I revised and redesigned the first draft reflecting the takeaways from the user research.

  • Add a brief description about main purpose and information of the visualization to deliver clear message to the users
  • Add glossary for baseball stats abbreviation for users with little knowledge on baseball
  • Create a timeline of significant events and news of Houston Astros in 2017 to enhance qualitative aspects
  • Divide the subjects visually so that users know which graphs are related and linked.
  • Include pitching stats and pitchers’ WAR & salary to subjects are balanced toward a single topic.
  • Replace to web-safe fonts. If the font used in the vis is not installed in users’ computer, Tableau presents alternative fonts. This may disarrange the layout.

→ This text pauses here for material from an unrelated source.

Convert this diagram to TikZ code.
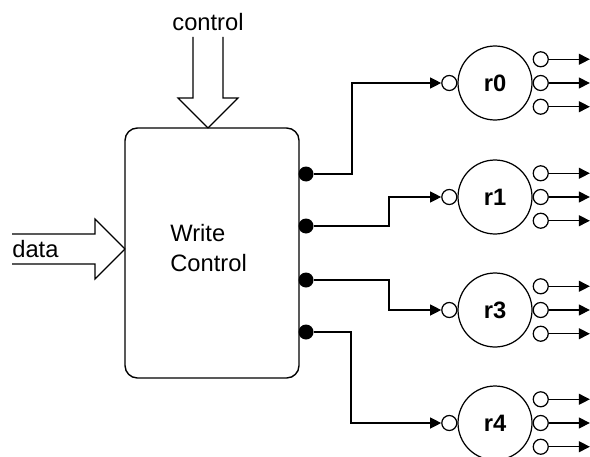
\documentclass[tikz,border=0pt]{standalone}
\usepackage{fontspec}
\setmainfont{Liberation Sans}
\usepackage{tikz}
\usetikzlibrary{arrows.meta, positioning}

\begin{document}
\begin{tikzpicture}[
  x=0.02cm, y=-0.02cm,
  node distance=0.15cm,
  lbl/.style={inner sep=0pt, font=\fontsize{13.5}{17}\selectfont},
  block/.style={rectangle, rounded corners=7pt, draw, line width=0.8pt,
                minimum width=3.48cm, minimum height=5cm},
  reg/.style={circle, draw, line width=0.7pt, minimum size=1.48cm, inner sep=0pt,
              font=\fontsize{13.5}{17}\selectfont\bfseries},
  port/.style={circle, draw, line width=0.7pt, minimum size=0.3cm, inner sep=0pt},
  tap/.style={circle, fill=black, minimum size=0.3cm, inner sep=0pt},
  arrow/.style={-{Triangle[length=6.3pt,width=6.3pt]}, line width=0.7pt},
  fat/.style={line width=0.7pt, line join=miter},
]
\clip (0,0) rectangle (590,456);

\node[block] (wc) at (212,253) {};
\node[lbl, align=left, anchor=west] (wct) at (170,248) {Write\\Control};

% block arrows
\node[lbl] (ctl) at (208,22) {control};
\coordinate (ctip) at (208,128);
\draw[fat] (ctip) -- ++(30,-30) -- ++(-15,0) -- ++(0,-61);
\draw[fat] (ctip) -- ++(-30,-30) -- ++(15,0) -- ++(0,-61);

\node[lbl, anchor=west] (dat) at (12,249) {data};
\coordinate (dtip) at (125,249);
\draw[fat] (dtip) -- ++(-30,-30) -- ++(0,15) -- ++(-83,0);
\draw[fat] (dtip) -- ++(-30,30) -- ++(0,-15) -- ++(-83,0);

\node[tap] (d0) at (306,174) {};
\node[tap] (d1) at (306,226) {};
\node[tap] (d2) at (306,280) {};
\node[tap] (d3) at (306,332) {};

% registers
\node[reg] (r0) at (495,83)  {r0};
\node[reg] (r1) at (495,197) {r1};
\node[reg] (r3) at (495,310) {r3};
\node[reg] (r4) at (495,423) {r4};

\node[port, left=0pt of r0] (r0i) {};
\node[port, left=0pt of r1] (r1i) {};
\node[port, left=0pt of r3] (r3i) {};
\node[port, left=0pt of r4] (r4i) {};

\node[port, right=0pt of r0] (r0o1) {};
\node[port, above=of r0o1] (r0o0) {};
\node[port, below=of r0o1] (r0o2) {};
\node[port, right=0pt of r1] (r1o1) {};
\node[port, above=of r1o1] (r1o0) {};
\node[port, below=of r1o1] (r1o2) {};
\node[port, right=0pt of r3] (r3o1) {};
\node[port, above=of r3o1] (r3o0) {};
\node[port, below=of r3o1] (r3o2) {};
\node[port, right=0pt of r4] (r4o1) {};
\node[port, above=of r4o1] (r4o0) {};
\node[port, below=of r4o1] (r4o2) {};

\draw[arrow] (d0) -- ++(46,0) |- (r0i);
\draw[arrow] (d1) -- ++(83,0) |- (r1i);
\draw[arrow] (d2) -- ++(83,0) |- (r3i);
\draw[arrow] (d3) -- ++(45,0) |- (r4i);

\draw[arrow] (r0o0.east) -- ++(41,0); \draw[arrow] (r0o1.east) -- ++(41,0); \draw[arrow] (r0o2.east) -- ++(41,0);
\draw[arrow] (r1o0.east) -- ++(41,0); \draw[arrow] (r1o1.east) -- ++(41,0); \draw[arrow] (r1o2.east) -- ++(41,0);
\draw[arrow] (r3o0.east) -- ++(41,0); \draw[arrow] (r3o1.east) -- ++(41,0); \draw[arrow] (r3o2.east) -- ++(41,0);
\draw[arrow] (r4o0.east) -- ++(41,0); \draw[arrow] (r4o1.east) -- ++(41,0); \draw[arrow] (r4o2.east) -- ++(41,0);
\end{tikzpicture}
\end{document}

Click here or the image below to see the final visualization in Tableau.

Final visualization

 

Future Development

As I learned from the user research, defining target audience should be done in early stage in sports visualizations. This project is informative visualization targeted more on general audience rather than so-called baseball fans by layering general stats in various ways. Next project will be something that draws attention from avid baseball fans. It will require more comprehensive understanding on baseball and MLB. Adding a compelling storyline on visualization also will be another challenge.